On Thu, Sep 11, 2008 at 10:07 AM, johnf <jfabiani@yolo.com> wrote:

Hi,
I have read several of the posting on the list and I'm guessing I have a
router issue because I get disconnected from the database after some idle
time. I'm connecting remotely to a postgres 8.3.1 on openSUSE 11. My
question is how can I determine what the real cause of dropping the
connection. Is it my router or the firewall on the remote server, or
something else?

Hard to say really without running some kind of network analyzer like
wireshark (I think that's the new name) on both ends and watching for
RST packets.

But, you can usually overcome this problem by setting a lower
tcp_keepalivetime, something like 900 (15 minutes) or 300 (5 minutes)
will usually do the trick, and has the added bonus of harvesting
connections left behind by processes that didn't properly disconnect
(crashed, lost network connection) more often than once every 2 hours.

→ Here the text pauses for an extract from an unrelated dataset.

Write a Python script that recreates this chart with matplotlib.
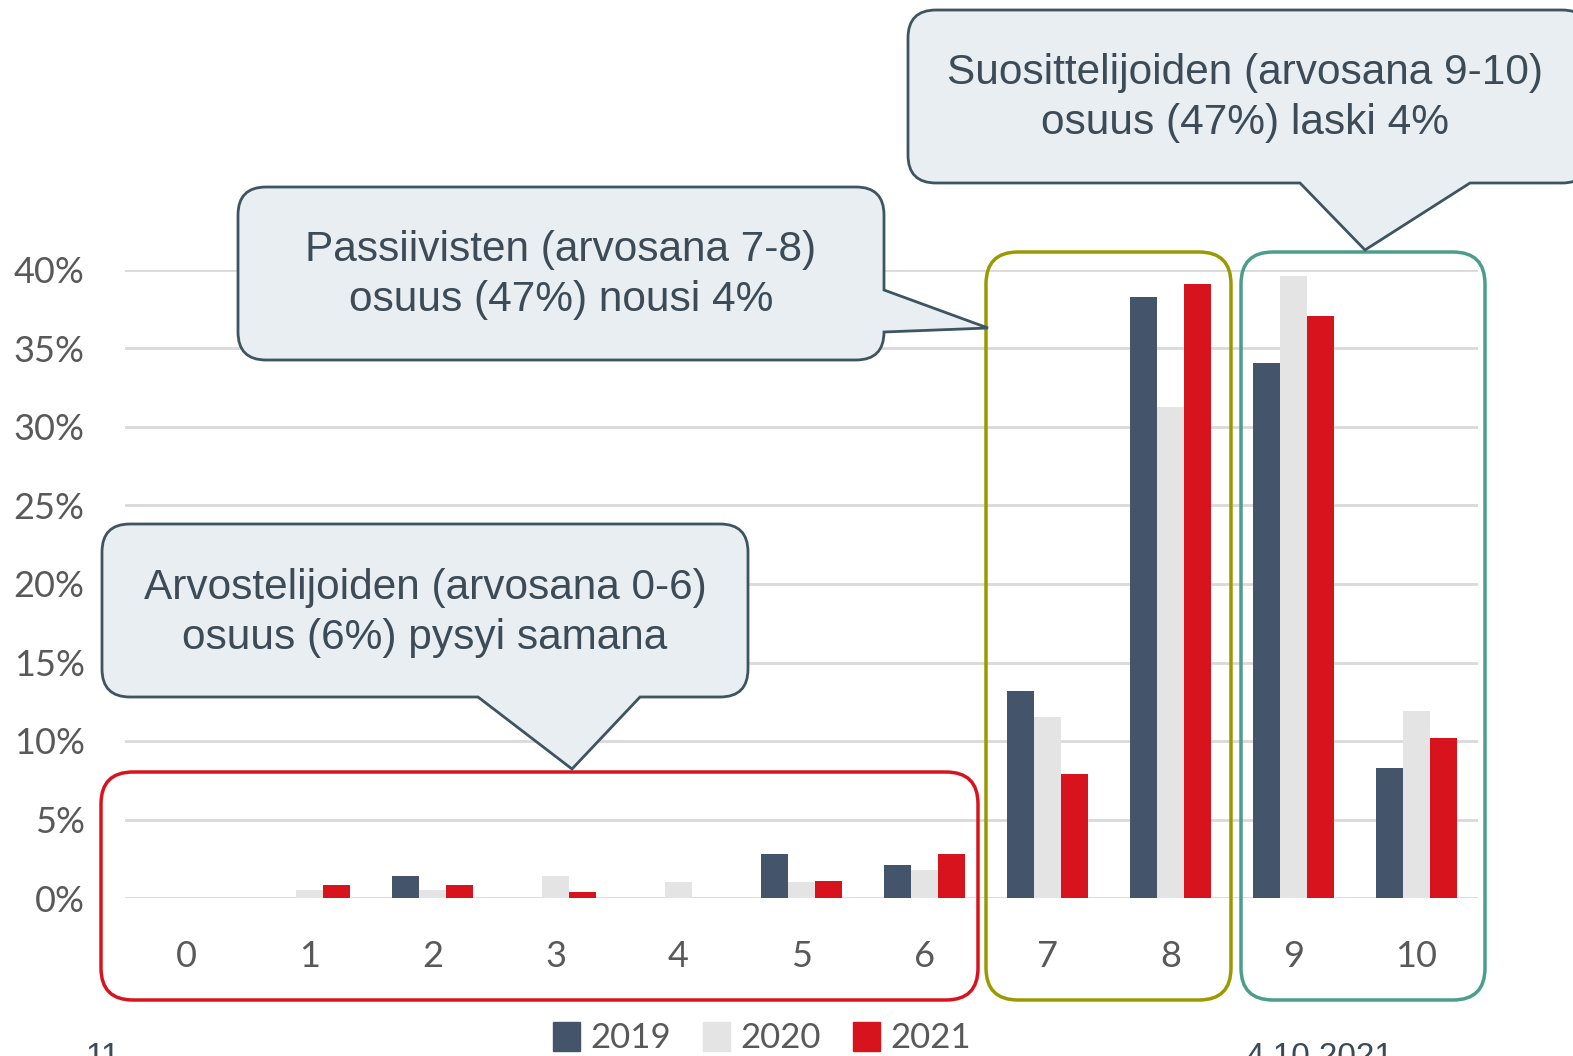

In my case the program is doing a long file transfer (nothing to do with the
database) and when it returns I discover the connection has been closed. So
I was really hoping to find an easy way of testing where the problem is
happening. Like I said I think it has something to do with the router
(wireless). But it is hard to tell what the cause is from the information
provided by the list. Of course I understand the list is about popstgres and
not routers. But the problem is a related subject I think. Spounds like I'm
stuck without a solution for the moment. Thanks for the help.

My experience with wireless routers has been that the only ones I
trust are running one of the open source packages, like dd-wrt
openwrt, etc... The factory firmware on almost all the others is just
crap designed to get the cheapest product out the door with the
biggest margin with no concern for quality.